One of Ogorzalek’s early favorite libraries was in Simi Valley, California.

“Reagan’s was the most emotional for me,” she said. “It was the only library I cried at. I’m getting goosebumps right now just thinking about it.”

All of the libraries, she said, have a piece of the Berlin wall, but it was Reagan, of course, who uttered the famous line in his 1987 Brandenburg Gate speech: “Mr. Gorbachev, tear down this wall!”

Ogorzalek and Botkin visited Richard Nixon’s library in Yorba Linda, California, on the same trip.

“There was a beautiful emerald necklace at Nixon’s library,” said Ogorzalek. “All of the gifts that presidents and their wives receive from leaders of other countries, they can’t keep them. They go into these permanent collections, and all of the libraries talked about those kinds of gifts.”

On the East Coast, the traveling companions visited John F. Kennedy’s library in Boston in 2017 during the centennial celebration of the 35th president’s birthday. On the same trip, they crossed off from the list Franklin Roosevelt’s library in Hyde Park, New York.

“One of the exhibits there had a list of soldiers from all over the place, and I saw the names of people from Alexis, Little York and Monmouth,” said Ogorzalek. “They were mostly Winbiglers and Simpsons.

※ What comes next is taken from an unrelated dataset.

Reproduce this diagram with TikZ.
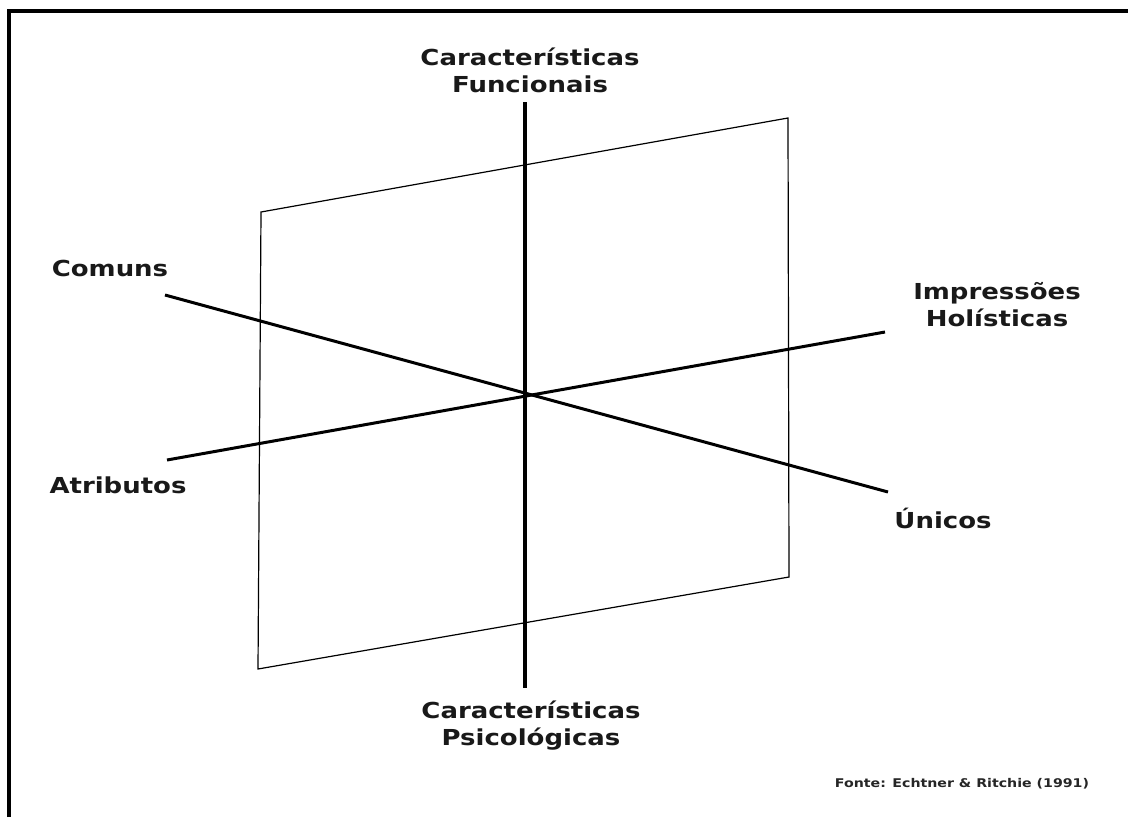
\documentclass[tikz,border=0pt]{standalone}
\usepackage{fontspec}
\setmainfont{DejaVu Sans}
\newfontfamily\wfont{DejaVu Sans}[FakeStretch=1.18]
\begin{document}
\begin{tikzpicture}[x=1pt,y=-1pt,
  lbl/.style={font=\wfont\bfseries\fontsize{22}{27}\selectfont, text=black!90, align=center, inner sep=0pt},
  src/.style={font=\wfont\bfseries\fontsize{12}{15}\selectfont, text=black!85, inner sep=0pt},
  axisv/.style={line width=4pt},
  axisd/.style={line width=3pt},
  plane/.style={line width=1.2pt}]
\useasboundingbox (0,0) rectangle (1132,817);
\fill[white] (0,0) rectangle (1132,817);
% frame (top and left edges visible)
\draw[line width=4pt] (9,817) -- (9,11) -- (1128,11);
% plane
\coordinate (p1) at (261,212);
\coordinate (p2) at (788,118);
\coordinate (p3) at (789,577);
\coordinate (p4) at (258,669);
\draw[plane] (p1) -- (p2) -- (p3) -- (p4) -- cycle;
% axes
\coordinate (c) at (525,395);
\coordinate (vt) at (525,102);
\coordinate (vb) at (525,688);
\coordinate (cm) at (165,295);
\coordinate (un) at (888,492);
\coordinate (at) at (167,460);
\coordinate (im) at (885,332);
\draw[axisv] (vt) -- (vb);
\draw[axisd] (cm) -- (un);
\draw[axisd] (at) -- (im);
% labels
\node[lbl] (funcionais) at (530,70) {Características\\Funcionais};
\node[lbl] (psicologicas) at (531,726) {Características\\Psicológicas};
\node[lbl] (comuns) at (110,268) {Comuns};
\node[lbl] (atributos) at (118,485) {Atributos};
\node[lbl] (holisticas) at (997,305) {Impressões\\Holísticas};
\node[lbl] (unicos) at (943,518) {Únicos};
\node[src] (fonte) at (962,784) {Fonte: Echtner \& Ritchie (1991)};
\end{tikzpicture}
\end{document}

And there was also a display about the Japanese internment camps. It was very emotional to walk through that.”

Ogorzalek believes there is no substitute for firsthand experiences with history.

“I love history,” she said. “There’s no way we would’ve learned everything we did by sitting in a classroom. People don’t take advantage of the history that’s all around them. I spent part of my youth in New England, and I never went to places like Plymouth Rock or Salem.”

In one memorable moment, Ogorzalek reached out and touched history in a different way.

“I was just coming back from maternity leave after having our second child,” she said of Bush’s visit to Monmouth in the spring of 2000. “I’d only been back to work since May 1. For the ceremony, I stood at my normal place by the Monmouth College sign. As President Bush walked to the end of his recessional, I shook his hand. He didn’t see the step there, so I kind of caught him. I saved the President from falling.”

Which, in a sense, proved one of her points about what she learned from visiting the libraries.

“They’re real people,” she said. “Like them or not like them, they’ve shaped our lives. At all the libraries, I learned there’s more to a president than what the media tells us about them. I learned about them as a person. I like to get to know a person, and I want my version of who they are, not what somebody tells me I should think. At these libraries, you get to pick and choose what resonates with you.”